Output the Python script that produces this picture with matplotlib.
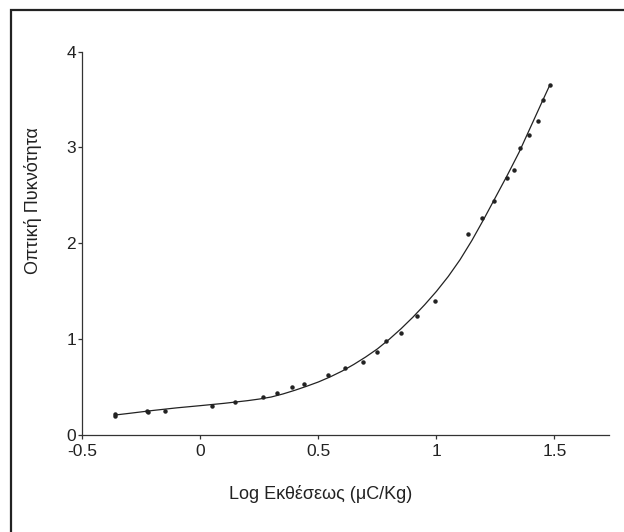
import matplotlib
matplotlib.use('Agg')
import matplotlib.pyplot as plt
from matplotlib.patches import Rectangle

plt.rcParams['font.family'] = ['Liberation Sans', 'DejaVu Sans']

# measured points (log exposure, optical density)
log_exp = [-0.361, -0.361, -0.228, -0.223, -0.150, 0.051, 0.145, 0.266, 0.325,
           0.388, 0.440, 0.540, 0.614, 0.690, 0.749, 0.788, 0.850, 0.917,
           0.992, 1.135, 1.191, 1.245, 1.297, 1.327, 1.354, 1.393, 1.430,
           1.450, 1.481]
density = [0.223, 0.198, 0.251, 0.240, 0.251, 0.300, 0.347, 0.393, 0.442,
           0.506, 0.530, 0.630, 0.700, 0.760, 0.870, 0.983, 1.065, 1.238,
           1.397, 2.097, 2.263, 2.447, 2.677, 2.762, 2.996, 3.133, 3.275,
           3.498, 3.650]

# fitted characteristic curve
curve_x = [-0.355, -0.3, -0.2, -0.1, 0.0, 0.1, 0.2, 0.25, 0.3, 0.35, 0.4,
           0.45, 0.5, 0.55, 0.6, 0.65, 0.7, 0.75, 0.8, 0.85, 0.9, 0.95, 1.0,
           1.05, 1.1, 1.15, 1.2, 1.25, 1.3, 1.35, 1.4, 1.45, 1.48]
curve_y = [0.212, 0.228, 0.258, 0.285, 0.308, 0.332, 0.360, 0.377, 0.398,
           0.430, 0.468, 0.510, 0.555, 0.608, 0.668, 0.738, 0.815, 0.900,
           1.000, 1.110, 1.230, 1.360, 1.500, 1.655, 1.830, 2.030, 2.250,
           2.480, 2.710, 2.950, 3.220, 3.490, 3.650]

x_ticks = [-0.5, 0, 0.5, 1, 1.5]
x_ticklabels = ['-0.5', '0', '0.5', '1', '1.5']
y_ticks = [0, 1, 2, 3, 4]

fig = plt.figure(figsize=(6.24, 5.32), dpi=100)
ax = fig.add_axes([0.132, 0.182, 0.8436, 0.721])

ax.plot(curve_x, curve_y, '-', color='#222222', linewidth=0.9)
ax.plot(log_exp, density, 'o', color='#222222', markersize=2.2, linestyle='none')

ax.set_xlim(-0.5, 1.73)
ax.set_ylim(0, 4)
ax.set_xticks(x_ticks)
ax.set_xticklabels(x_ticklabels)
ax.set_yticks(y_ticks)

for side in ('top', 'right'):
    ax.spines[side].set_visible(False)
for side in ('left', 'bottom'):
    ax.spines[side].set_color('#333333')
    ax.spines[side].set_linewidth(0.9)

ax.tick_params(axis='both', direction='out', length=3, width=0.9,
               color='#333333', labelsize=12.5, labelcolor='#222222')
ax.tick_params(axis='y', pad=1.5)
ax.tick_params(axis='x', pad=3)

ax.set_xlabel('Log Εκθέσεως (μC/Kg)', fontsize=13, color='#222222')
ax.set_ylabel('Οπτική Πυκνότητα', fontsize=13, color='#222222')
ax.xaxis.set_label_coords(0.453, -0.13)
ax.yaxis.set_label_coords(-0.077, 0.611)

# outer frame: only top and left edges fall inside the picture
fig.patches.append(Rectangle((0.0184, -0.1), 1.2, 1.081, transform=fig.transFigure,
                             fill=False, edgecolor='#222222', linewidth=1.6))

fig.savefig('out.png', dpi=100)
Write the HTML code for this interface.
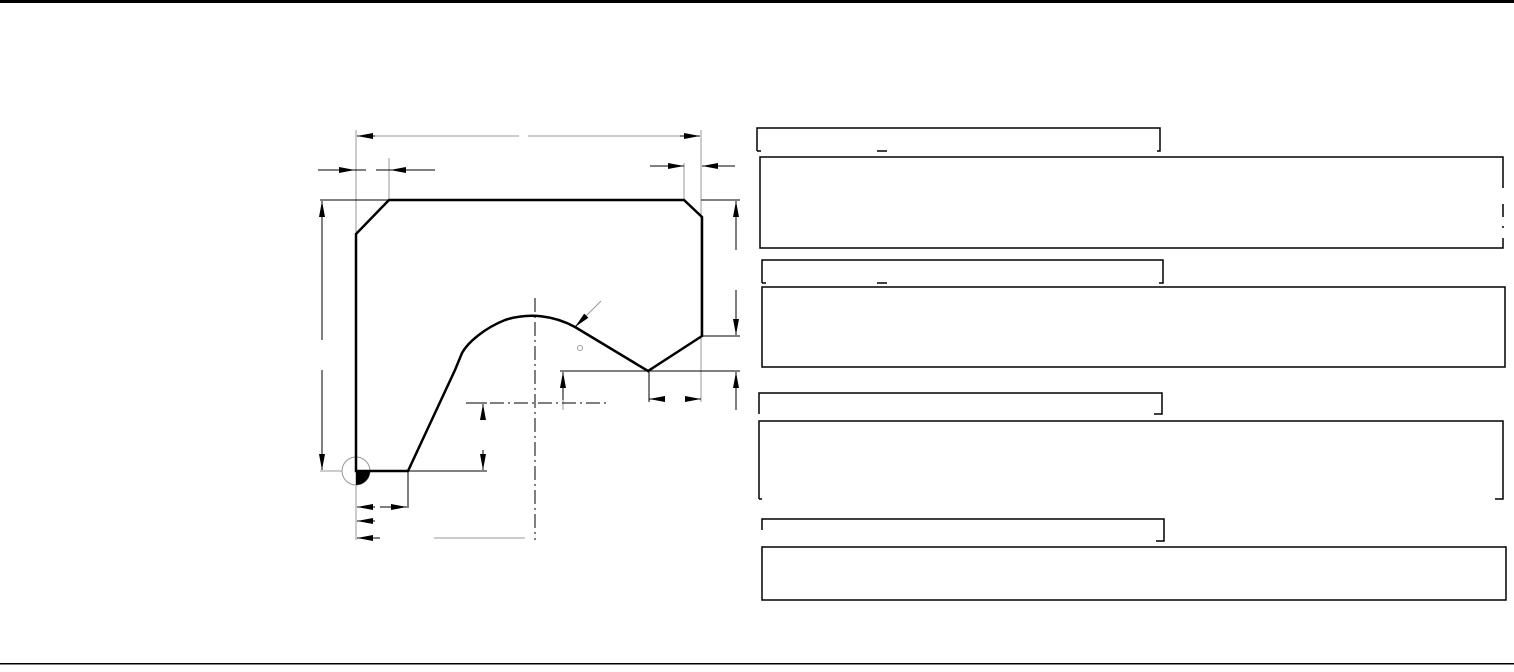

******************************

## Task to complete
Write out the material above once more, exactly as it reads, with no pictures.

## Written response
Output the Python script that produces this picture with matplotlib.
import matplotlib
matplotlib.use('Agg')
import matplotlib.pyplot as plt
from matplotlib.patches import Rectangle

plt.rcParams['font.family'] = ['Liberation Sans', 'DejaVu Sans']

# measured points (log exposure, optical density)
log_exp = [-0.361, -0.361, -0.228, -0.223, -0.150, 0.051, 0.145, 0.266, 0.325,
           0.388, 0.440, 0.540, 0.614, 0.690, 0.749, 0.788, 0.850, 0.917,
           0.992, 1.135, 1.191, 1.245, 1.297, 1.327, 1.354, 1.393, 1.430,
           1.450, 1.481]
density = [0.223, 0.198, 0.251, 0.240, 0.251, 0.300, 0.347, 0.393, 0.442,
           0.506, 0.530, 0.630, 0.700, 0.760, 0.870, 0.983, 1.065, 1.238,
           1.397, 2.097, 2.263, 2.447, 2.677, 2.762, 2.996, 3.133, 3.275,
           3.498, 3.650]

# fitted characteristic curve
curve_x = [-0.355, -0.3, -0.2, -0.1, 0.0, 0.1, 0.2, 0.25, 0.3, 0.35, 0.4,
           0.45, 0.5, 0.55, 0.6, 0.65, 0.7, 0.75, 0.8, 0.85, 0.9, 0.95, 1.0,
           1.05, 1.1, 1.15, 1.2, 1.25, 1.3, 1.35, 1.4, 1.45, 1.48]
curve_y = [0.212, 0.228, 0.258, 0.285, 0.308, 0.332, 0.360, 0.377, 0.398,
           0.430, 0.468, 0.510, 0.555, 0.608, 0.668, 0.738, 0.815, 0.900,
           1.000, 1.110, 1.230, 1.360, 1.500, 1.655, 1.830, 2.030, 2.250,
           2.480, 2.710, 2.950, 3.220, 3.490, 3.650]

x_ticks = [-0.5, 0, 0.5, 1, 1.5]
x_ticklabels = ['-0.5', '0', '0.5', '1', '1.5']
y_ticks = [0, 1, 2, 3, 4]

fig = plt.figure(figsize=(6.24, 5.32), dpi=100)
ax = fig.add_axes([0.132, 0.182, 0.8436, 0.721])

ax.plot(curve_x, curve_y, '-', color='#222222', linewidth=0.9)
ax.plot(log_exp, density, 'o', color='#222222', markersize=2.2, linestyle='none')

ax.set_xlim(-0.5, 1.73)
ax.set_ylim(0, 4)
ax.set_xticks(x_ticks)
ax.set_xticklabels(x_ticklabels)
ax.set_yticks(y_ticks)

for side in ('top', 'right'):
    ax.spines[side].set_visible(False)
for side in ('left', 'bottom'):
    ax.spines[side].set_color('#333333')
    ax.spines[side].set_linewidth(0.9)

ax.tick_params(axis='both', direction='out', length=3, width=0.9,
               color='#333333', labelsize=12.5, labelcolor='#222222')
ax.tick_params(axis='y', pad=1.5)
ax.tick_params(axis='x', pad=3)

ax.set_xlabel('Log Εκθέσεως (μC/Kg)', fontsize=13, color='#222222')
ax.set_ylabel('Οπτική Πυκνότητα', fontsize=13, color='#222222')
ax.xaxis.set_label_coords(0.453, -0.13)
ax.yaxis.set_label_coords(-0.077, 0.611)

# outer frame: only top and left edges fall inside the picture
fig.patches.append(Rectangle((0.0184, -0.1), 1.2, 1.081, transform=fig.transFigure,
                             fill=False, edgecolor='#222222', linewidth=1.6))

fig.savefig('out.png', dpi=100)
Write the HTML code for this interface.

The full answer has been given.